# [DATA EXCERPTS]
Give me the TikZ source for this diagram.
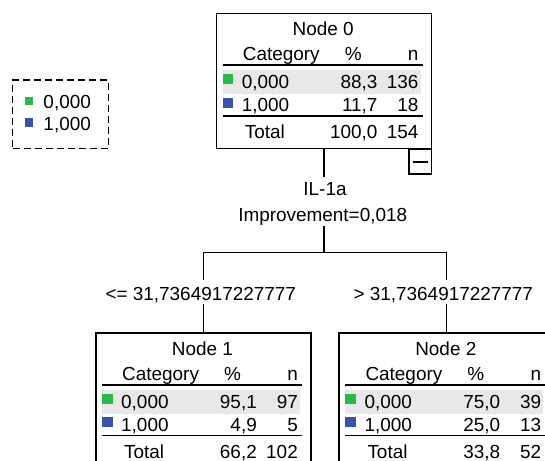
\documentclass[tikz,border=0pt]{standalone}
\usepackage{fontspec}
\setmainfont{Liberation Sans}
\usetikzlibrary{calc}
\definecolor{catgreen}{RGB}{44,184,72}
\definecolor{catblue}{RGB}{58,82,172}
\definecolor{rowgray}{RGB}{232,232,232}
\tikzset{
  txt/.style={inner sep=0pt, font=\fontsize{19}{21}\selectfont},
  boxframe/.style={draw, line width=1.5bp, rectangle, minimum width=215bp, minimum height=135bp, inner sep=0pt, anchor=north west},
  rulel/.style={line width=1.5bp},
  conn/.style={line width=1.5bp},
  legendbox/.style={draw, line width=1.3bp, dash pattern=on 7bp off 4bp, rectangle, minimum width=95.6bp, minimum height=68.3bp, inner sep=0pt},
  minusbox/.style={draw, line width=1.3bp, rectangle, minimum width=22.7bp, minimum height=24bp, inner sep=0pt, anchor=north east},
}
% #1 name, #2 number, #3 p1, #4 n1, #5 p2, #6 n2, #7 ptot, #8 ntot
\newcommand\treenodebox[8]{%
  \fill[rowgray] (7,57.3) rectangle (205,81.6);
  \node[boxframe] (#1) at (0,0) {};
  \fill[catgreen] (7,61.5) rectangle (17.5,71.5);
  \fill[catblue] (7,85) rectangle (17.5,95);
  \draw[rulel] (7,52.5) -- (207,52.5);
  \draw[rulel] (7,103.3) -- (207,103.3);
  \node[txt, anchor=base] (#1-title) at (107.5,23.1) {Node #2};
  \node[txt, anchor=base west] (#1-cat) at (27,47.8) {Category};
  \node[txt, anchor=base] (#1-pct) at (137.5,47.8) {\%};
  \node[txt, anchor=base east] (#1-n) at (203,47.8) {n};
  \node[txt, anchor=base west] (#1-c1) at (26,75.8) {0,000};
  \node[txt, anchor=base east] (#1-p1) at (162,75.8) {#3};
  \node[txt, anchor=base east] (#1-n1) at (203,75.8) {#4};
  \node[txt, anchor=base west] (#1-c2) at (26,98.8) {1,000};
  \node[txt, anchor=base east] (#1-p2) at (162,98.8) {#5};
  \node[txt, anchor=base east] (#1-n2) at (203,98.8) {#6};
  \node[txt, anchor=base west] (#1-tot) at (29,126) {Total};
  \node[txt, anchor=base east] (#1-pt) at (162,126) {#7};
  \node[txt, anchor=base east] (#1-nt) at (203,126) {#8};
}
\begin{document}
\begin{tikzpicture}[x=1bp, y=-1bp]
  \useasboundingbox (0,0) rectangle (545,461);
  \clip (0,0) rectangle (545,461);
  \fill[white] (0,0) rectangle (545,461);

  % legend
  \node[legendbox] (legend) at (60.5,114.2) {};
  \fill[catgreen] (25,96.7) rectangle (33.3,105);
  \fill[catblue] (25,118.3) rectangle (33.3,126.7);
  \node[txt, anchor=base west] (leg0) at (43.3,108.5) {0,000};
  \node[txt, anchor=base west] (leg1) at (43.3,130.1) {1,000};

  % tree nodes
  \begin{scope}[shift={(215.7,12.7)}]
    \treenodebox{n0}{0}{88,3}{136}{11,7}{18}{100,0}{154}
  \end{scope}
  \begin{scope}[shift={(95,332.3)}]
    \treenodebox{n1}{1}{95,1}{97}{4,9}{5}{66,2}{102}
  \end{scope}
  \begin{scope}[shift={(338.3,332.3)}]
    \treenodebox{n2}{2}{75,0}{39}{25,0}{13}{33,8}{52}
  \end{scope}

  % collapse box
  \node[minusbox] (n0-minus) at (n0.south east) {};
  \draw[line width=1.5bp] ([xshift=-7.5bp]n0-minus.center) -- ([xshift=7.5bp]n0-minus.center);

  % split labels
  \node[txt, anchor=base] (il) at (325,195.1) {IL-1a};
  \node[txt, anchor=base] (imp) at (322.7,221.8) {Improvement=0,018};
  \node[txt, anchor=base] (lbl1) at (200.8,300.1) {<= 31,7364917227777};
  \node[txt, anchor=base] (lbl2) at (443.3,300.1) {> 31,7364917227777};

  % connectors
  \coordinate (splity) at (0,252.7);
  \coordinate (c0) at ($(n0.south |- il.north)+(0,-4.8)$);
  \coordinate (split) at (n0.south |- splity);
  \coordinate (b1top) at ($(n1.north |- lbl1.north)+(0,-6.5)$);
  \coordinate (b2top) at ($(n2.north |- lbl2.north)+(0,-6.5)$);
  \coordinate (b1bot) at ($(n1.north |- lbl1.south)+(0,1)$);
  \coordinate (b2bot) at ($(n2.north |- lbl2.south)+(0,1)$);
  \draw[conn] (n0.south) -- (c0);
  \draw[conn] (n0.south |- imp.south) -- (split);
  \draw[conn] (b1top) |- (split) -| (b2top);
  \draw[conn] (b1bot) -- (n1.north);
  \draw[conn] (b2bot) -- (n2.north);
\end{tikzpicture}
\end{document}
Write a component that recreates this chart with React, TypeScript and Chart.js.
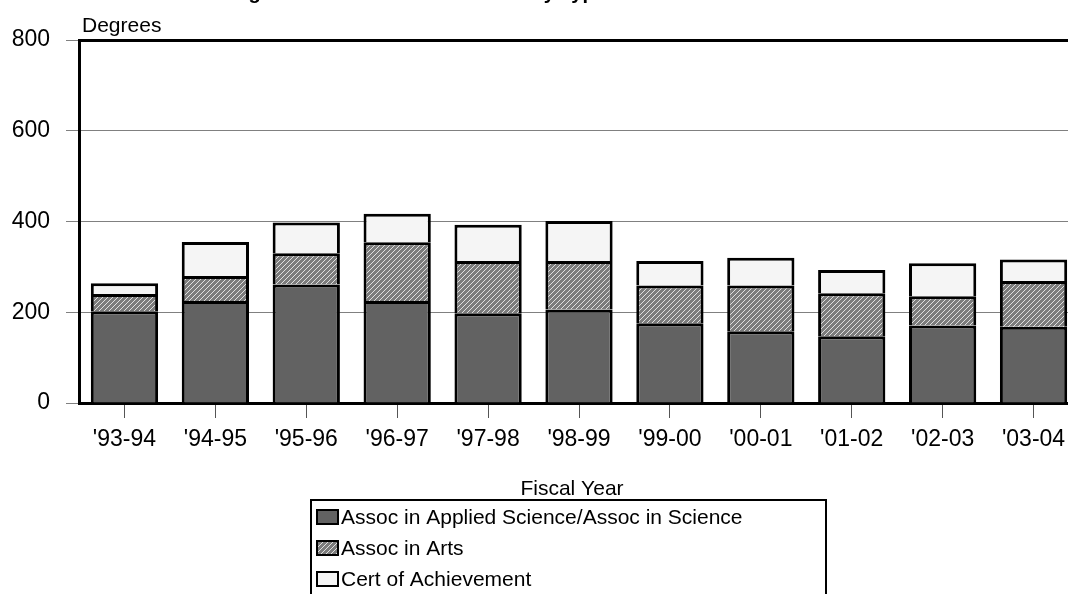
import React, { useEffect, useRef } from "react";
import { Chart, registerables } from "chart.js";

Chart.register(...registerables);

const TITLE = "Degrees & Certificates Awarded by Type";
const Y_TITLE = "Degrees";
const X_TITLE = "Fiscal Year";

const categories = ["'93-94", "'94-95", "'95-96", "'96-97", "'97-98", "'98-99", "'99-00", "'00-01", "'01-02", "'02-03", "'03-04"];
const seriesLabels = ["Assoc in Applied Science/Assoc in Science", "Assoc in Arts", "Cert of Achievement"];
const appliedScience = [202, 225, 261, 225, 198, 206, 176, 158, 147, 171, 168];
const assocArts = [38, 55, 69, 129, 115, 107, 83, 101, 95, 64, 101];
const certAchievement = [24, 75, 68, 63, 80, 88, 54, 61, 51, 73, 47];
const yMin = 0;
const yMax = 800;
const yStep = 200;

const FONT = '"Liberation Sans", Arial, sans-serif';

function makeHatch(): CanvasPattern | string {
  const c = document.createElement("canvas");
  c.width = 5;
  c.height = 5;
  const g = c.getContext("2d");
  if (!g) return "#888";
  g.fillStyle = "#7c7c7c";
  g.fillRect(0, 0, 5, 5);
  g.strokeStyle = "#e0e0e0";
  g.lineWidth = 1;
  g.beginPath();
  g.moveTo(0, 5);
  g.lineTo(5, 0);
  g.moveTo(-1, 1);
  g.lineTo(1, -1);
  g.moveTo(4, 6);
  g.lineTo(6, 4);
  g.stroke();
  return g.createPattern(c, "repeat") || "#888";
}

export default function App() {
  const ref = useRef<HTMLCanvasElement | null>(null);

  useEffect(() => {
    const canvas = ref.current;
    if (!canvas) return;
    const hatch = makeHatch();
    const fills: any[] = ["#626262", hatch, "#f5f5f5"];

    const extras = {
      id: "extras",
      afterDraw(chart: any) {
        const ctx = chart.ctx as CanvasRenderingContext2D;
        const area = chart.chartArea;
        ctx.save();
        // cropped title (only descenders visible in the reference)
        ctx.fillStyle = "#000";
        ctx.font = `bold 20px ${FONT}`;
        ctx.textAlign = "left";
        ctx.textBaseline = "alphabetic";
        ctx.fillText(TITLE, 223, -1);
        // y-axis title
        ctx.font = `21px ${FONT}`;
        ctx.fillText(Y_TITLE, area.left + 3, 32);
        // x-axis title
        ctx.textAlign = "center";
        ctx.textBaseline = "middle";
        ctx.fillText(X_TITLE, 572, 489);
        // legend
        const lx = 311, ly = 500, lw = 515, lh = 140;
        ctx.lineWidth = 2;
        ctx.strokeStyle = "#000";
        ctx.strokeRect(lx, ly, lw, lh);
        const rows = [517, 548, 579];
        ctx.textAlign = "left";
        ctx.font = `21px ${FONT}`;
        seriesLabels.forEach((lab, i) => {
          const cy = rows[i];
          ctx.fillStyle = fills[i];
          ctx.fillRect(317, cy - 7, 21, 14);
          ctx.lineWidth = 2;
          ctx.strokeStyle = "#000";
          ctx.strokeRect(317, cy - 7, 21, 14);
          ctx.fillStyle = "#000";
          ctx.fillText(lab, 341, cy + 1);
        });
        ctx.restore();
      },
    };

    const common = { borderColor: "#000", borderWidth: 3, barPercentage: 0.74, categoryPercentage: 1 };

    const chart = new Chart(canvas, {
      type: "bar",
      data: {
        labels: categories,
        datasets: [
          { label: seriesLabels[0], data: appliedScience, backgroundColor: fills[0], ...common },
          { label: seriesLabels[1], data: assocArts, backgroundColor: fills[1], ...common },
          { label: seriesLabels[2], data: certAchievement, backgroundColor: fills[2], ...common },
        ],
      },
      options: {
        responsive: false,
        animation: false,
        devicePixelRatio: 1,
        layout: { padding: { top: 40, left: 0, right: 11, bottom: 0 } },
        plugins: {
          legend: { display: false },
          title: { display: false },
          tooltip: { enabled: false },
        },
        scales: {
          x: {
            stacked: true,
            offset: true,
            grid: {
              offset: false,
              drawOnChartArea: false,
              drawTicks: true,
              tickLength: 15,
              tickColor: "#555",
              tickWidth: 1,
            },
            border: { display: true, color: "#000", width: 3 },
            ticks: { color: "#000", font: { family: FONT, size: 23 }, padding: 8, maxRotation: 0, autoSkip: false },
            afterFit: (s: any) => { s.height = 640 - 403; },
          },
          y: {
            stacked: true,
            min: yMin,
            max: yMax,
            ticks: { stepSize: yStep, color: "#000", font: { family: FONT, size: 23 }, padding: 16 },
            grid: {
              color: (c: any) => (c.tick && c.tick.value === yMax ? "#000" : "#808080"),
              lineWidth: (c: any) => (c.tick && c.tick.value === yMax ? 3 : 1),
              tickColor: "#808080",
              tickWidth: 1,
              tickLength: 13,
            },
            border: { display: true, color: "#000", width: 3 },
            afterFit: (s: any) => { s.width = 79; },
          },
        },
      },
      plugins: [extras],
    });
    return () => chart.destroy();
  }, []);

  return (
    <div style={{ position: "absolute", left: 0, top: 0, width: 1068, height: 594, overflow: "hidden", background: "#fff" }}>
      <canvas ref={ref} width={1090} height={640} style={{ display: "block", position: "absolute", left: 0, top: 0 }} />
    </div>
  );
}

# [INSTRUCTION]
From the records above, copy exactly the lines starting at the one with "Write a component" and ending at the one with "Chart.register(...registerables);", and no others. Pictures stay out.

# [RESPONSE BELOW]
Write a component that recreates this chart with React, TypeScript and Chart.js.
import React, { useEffect, useRef } from "react";
import { Chart, registerables } from "chart.js";

Chart.register(...registerables);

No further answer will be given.